34. Despite Hungary’s limited contribution to the Bloc’s power potential, the Kremlin probably considers Hungary of value because it comprises an important strategic area, and makes a contribution to Bloc military strength. Economically, while Hungary may constitute a raw material drain, it does supply certain specialized industrial and selected agricultural products. Over the long term, Hungary may be able to increase its contribution to the general viability of the Orbit economy and to the Orbit integrated military front. Probably more important than any of these factors, from the Kremlin’s point of view, is the prestige involved in maintaining the Communist monolith intact. We believe, therefore, that the Kremlin will take all measures necessary to keep Hungary within the Bloc.

  1. Source: Department of State INRNIE Files. Secret.

    National Intelligence Estimates (NIEs) were high-level interdepartmental reports presenting authoritative appraisals of foreign policy problems. NIEs were drafted by officers from those agencies represented on the Intelligence Advisory Committee (IAC), discussed and revised by interdepartmental working groups coordinated by the Office of National Estimates of the Central Intelligence Agency (CIA), approved by the IAC, and circulated under the aegis of the CIA to the President, appropriate officers of cabinet level, and the National Security Council. The Department of State provided many political and some economic sections of NIEs.

  2. The following note appears on the cover sheet:

    “The following intelligence organizations participated in the preparation of this estimate: The Central Intelligence Agency and the intelligence organizations of the Departments of State, the Army, the Navy, the Air Force, and The Joint Staff.
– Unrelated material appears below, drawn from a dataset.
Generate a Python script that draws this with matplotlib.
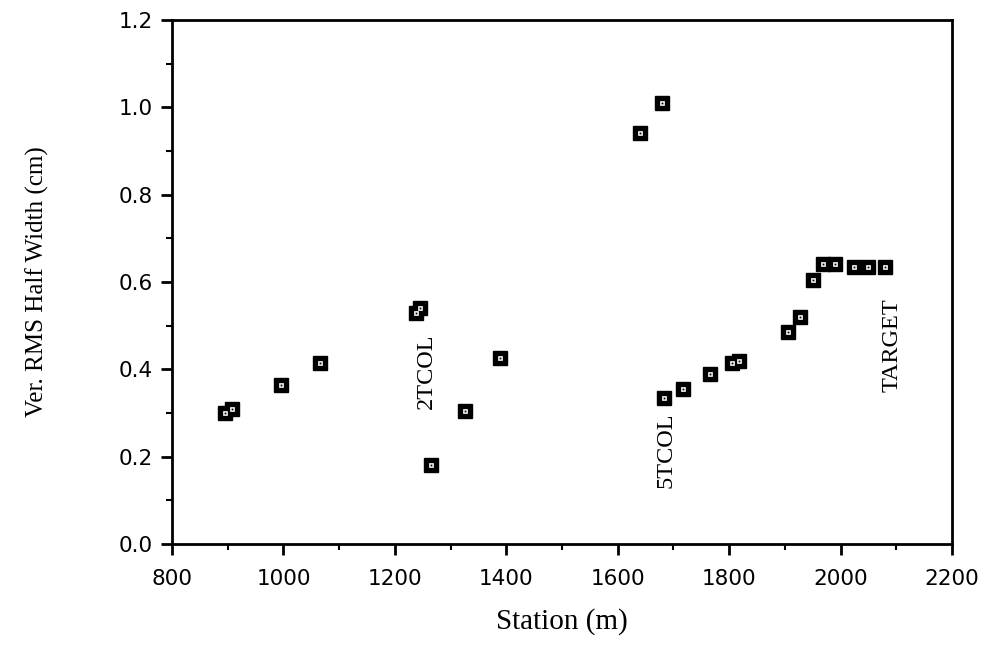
import matplotlib
matplotlib.use('Agg')
import matplotlib.pyplot as plt
from matplotlib.ticker import MultipleLocator

# station (m) and vertical RMS half width (cm)
station = [895, 908, 995, 1065, 1238, 1245, 1265, 1325, 1388,
           1640, 1680, 1683, 1718, 1765, 1805, 1818, 1905, 1928,
           1950, 1968, 1990, 2025, 2050, 2080]
rms_width = [0.30, 0.31, 0.365, 0.415, 0.53, 0.54, 0.18, 0.305, 0.425,
             0.94, 1.01, 0.335, 0.355, 0.39, 0.415, 0.42, 0.485, 0.52,
             0.605, 0.64, 0.64, 0.635, 0.635, 0.635]

labels = ['2TCOL', '5TCOL', 'TARGET']
label_x = [1257, 1686, 2093]
label_y = [0.395, 0.215, 0.455]

fig = plt.figure(figsize=(9.91, 6.47), dpi=100)
ax = fig.add_axes([0.1736, 0.1592, 0.787, 0.81])

ax.plot(station, rms_width, 's', ms=10.5, mfc='black', mec='black', mew=1)
ax.plot(station, rms_width, 's', ms=3.5, mfc='white', mec='white', mew=0.5)
ax.plot(station, rms_width, 's', ms=1.3, mfc='black', mec='black', mew=0)

for t, x, y in zip(labels, label_x, label_y):
    ax.text(x, y, t, rotation=90, ha='center', va='center',
            family='Liberation Serif', fontsize=17.5)

ax.set_xlim(800, 2200)
ax.set_ylim(0, 1.2)
ax.xaxis.set_major_locator(MultipleLocator(200))
ax.xaxis.set_minor_locator(MultipleLocator(100))
ax.yaxis.set_major_locator(MultipleLocator(0.2))
ax.yaxis.set_minor_locator(MultipleLocator(0.1))
ax.yaxis.set_major_formatter(matplotlib.ticker.FormatStrFormatter('%.1f'))

for s in ax.spines.values():
    s.set_linewidth(2)
ax.tick_params(which='major', direction='out', length=8, width=2)
ax.tick_params(axis='x', which='major', pad=10)
ax.tick_params(axis='y', which='major', pad=6)
ax.tick_params(which='minor', direction='out', length=4, width=1.5)
for lab in ax.get_xticklabels() + ax.get_yticklabels():
    lab.set_family('DejaVu Sans')
    lab.set_fontsize(15.5)

ax.set_xlabel('Station (m)', family='Liberation Serif', fontsize=21, labelpad=14)
ax.set_ylabel('Ver. RMS Half Width (cm)', family='Liberation Serif', fontsize=18, labelpad=50)

plt.savefig('out.png', dpi=100)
    “Concurred in by the Intelligence Advisory Committee on 29 March 1955. Concurring were the Special Assistant, Intelligence, Department of State; the Assistant Chief of Staff, G–2, Department of the Army; the Director of Naval Intelligence; the Director of Intelligence, USAF; and the Deputy Director for Intelligence, The Joint Staff. The Atomic Energy Commission Representative to the IAC, and the Assistant to the Director, Federal Bureau of Investigation, abstained, the subject being outside of their jurisdiction.”